A Collective Act of Historical Amnesia
We seem to be suffering from a collective act of historical amnesia. All the commentators claiming that Senator Barack Obama has generated more excitement than any candidate since John F. Kennedy have overlooked the inconvenient, embarrassing, fact that a more recent candidate generated a similar buzz. In fact, given the ubiquity of this “JFK standard,” we could say that the last candidate to trigger such Kennedyesque hopes was none other than Obama’s chief rival’s spouse (could we say rival in-law): Bill Clinton.

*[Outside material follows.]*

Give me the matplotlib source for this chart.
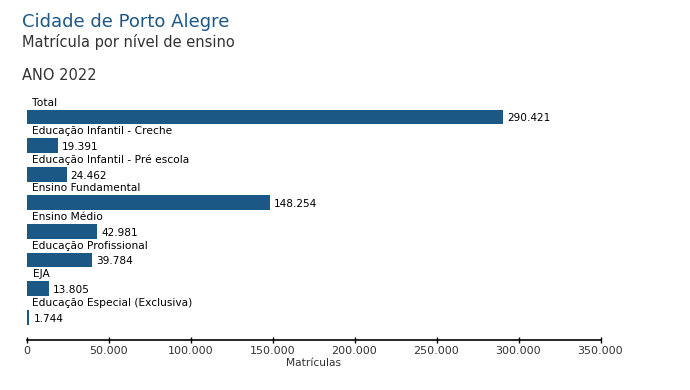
import matplotlib
matplotlib.use('Agg')
import matplotlib.pyplot as plt
from matplotlib.ticker import FuncFormatter

categorias = ['Total', 'Educação Infantil - Creche', 'Educação Infantil - Pré escola',
              'Ensino Fundamental', 'Ensino Médio', 'Educação Profissional', 'EJA',
              'Educação Especial (Exclusiva)']
matriculas = [290421, 19391, 24462, 148254, 42981, 39784, 13805, 1744]
ticks = [0, 50000, 100000, 150000, 200000, 250000, 300000, 350000]

azul = '#1b5886'
cinza = '#333333'


def fmt(v, pos=None):
    return '{:,.0f}'.format(v).replace(',', '.')


plt.rcParams['font.family'] = ['DejaVu Sans']
fig = plt.figure(figsize=(6.9, 3.9), dpi=100)
ax = fig.add_axes([26.5 / 690, 1 - 340 / 390, (600.5 - 26.5) / 690, (340 - 97) / 390])

pos = list(range(len(categorias)))
ax.barh(pos, matriculas, height=0.52, color=azul)
for i, (c, v) in enumerate(zip(categorias, matriculas)):
    ax.annotate(c, (0, i - 0.5), xytext=(6, 0), textcoords='offset pixels',
                va='center', ha='left', fontsize=7.7, color='black')
    ax.annotate(fmt(v), (v, i + 0.05), xytext=(4, 0), textcoords='offset pixels',
                va='center', ha='left', fontsize=7.6, color='black')

ax.set_xlim(0, 350000)
ax.set_ylim(7.8, -0.7)
ax.set_xticks(ticks)
ax.xaxis.set_major_formatter(FuncFormatter(fmt))
ax.set_yticks([])
for s in ['top', 'right', 'left']:
    ax.spines[s].set_visible(False)
ax.spines['bottom'].set_linewidth(1.2)
ax.tick_params(axis='x', direction='inout', length=5, width=1, labelsize=8,
               labelcolor=cinza, pad=2)
ax.set_xlabel('Matrículas', fontsize=7.7, color=cinza, labelpad=1)

fig.text(22 / 690, 1 - 27 / 390, 'Cidade de Porto Alegre', fontsize=13, color=azul,
         ha='left', va='baseline')
fig.text(22 / 690, 1 - 47 / 390, 'Matrícula por nível de ensino', fontsize=10.5, color=cinza,
         ha='left', va='baseline')
fig.text(22 / 690, 1 - 80 / 390, 'ANO 2022', fontsize=10.5, color=cinza,
         ha='left', va='baseline')

fig.savefig('out.png', dpi=100)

Remember back in 1992 Clinton was the candidate of hope, who happened to be born in a little town called Hope. Coming from nowhere, a relative unknown when he started, he was carrying the torch of a new generation, generating rock-star like crowds with his special kind of charisma and his own distinctive eloquence steeped in optimism. Clinton on the campaign trail had that “It” factor that Obama has. Clinton had millions gushing that he was their John Kennedy, the first candidate in their lifetime who inspired them and empowered them.
Clinton, like Obama, also had sex appeal. I recall meeting a leading woman academic who admitted, just after the 1992 election, that she had received one of those emails bouncing around the internet identifying ten signs that you have a crush on Bill Clinton – and that she had almost all of them.
Bill Clinton’s transitions from wunderkind to senior statesman, from man of hope to perpetual adolescent, from party renegade to ultimate insider, have all obscured the jazz and optimism of 1992. President Clinton did not indulge in the same kind of inspirational politics that candidate Clinton or President Kennedy did. Of course, Hillary Clinton’s own artlessness on the campaign trail also accounts for some of the historical haze.
In fact, the contrast between Barack Obama and Hillary Clinton as campaigners is striking. Obama words are lyrical, his manner is fluid, the speeches rock. Compare him -- even when he lost in New Hampshire -- and Hillary Clinton when she won in New Hampshire. He is as smooth, as she is stiff. His words take off, soaring like colorful balloons that you want to linger over and watch until they have disappeared from view; her clipped tones and predictable words sink like the proverbial lead balloons. It is not surprising that Obama’s words have been set to music – Hillary Clinton should not expect such treatment for her earnest addresses any time soon. This kind of ease cannot be invented or replicated -- you either have it or you don't -- Bill Clinton has it, Bob Dole and George H.W. Bush - who had other talents -- didn't. Ronald Reagan had it. Walter Mondale, his opponent in 1984, didn't.
And yet, the fact that so many Americans now skip over Bill Clinton and go straight to John Kennedy when rummaging through the historical attic searching for inspiring characters, offers sobering warnings to Obama and to the American people. While Franklin D. Roosevelt was correct -- the presidency is pre-eminently a place of moral leadership – governing is not the same as politicking. The transition from being an inspirational candidate to a workaday president can be rough. Ronald Reagan was more successful than Bill Clinton at remaining fired up. Bill Clinton’s experience was more typical, as the complexity of governing turned him from the poet of possibility to the king of compromise.
We know Obama knows how to wow a crowd, we don’t know how he would weather the transition from shaper of dreams to maker of policies. Ironically, the somewhat embarrassing comparison between Barack Obama circa 2008 and Bill Clinton circa 1992 reinforces one of Hillary Clinton’s most compelling arguments for her own election. She keeps saying trust the record not the rhetoric. Of course, she and her campaign team would love to find a different analogy to help bolster that argument.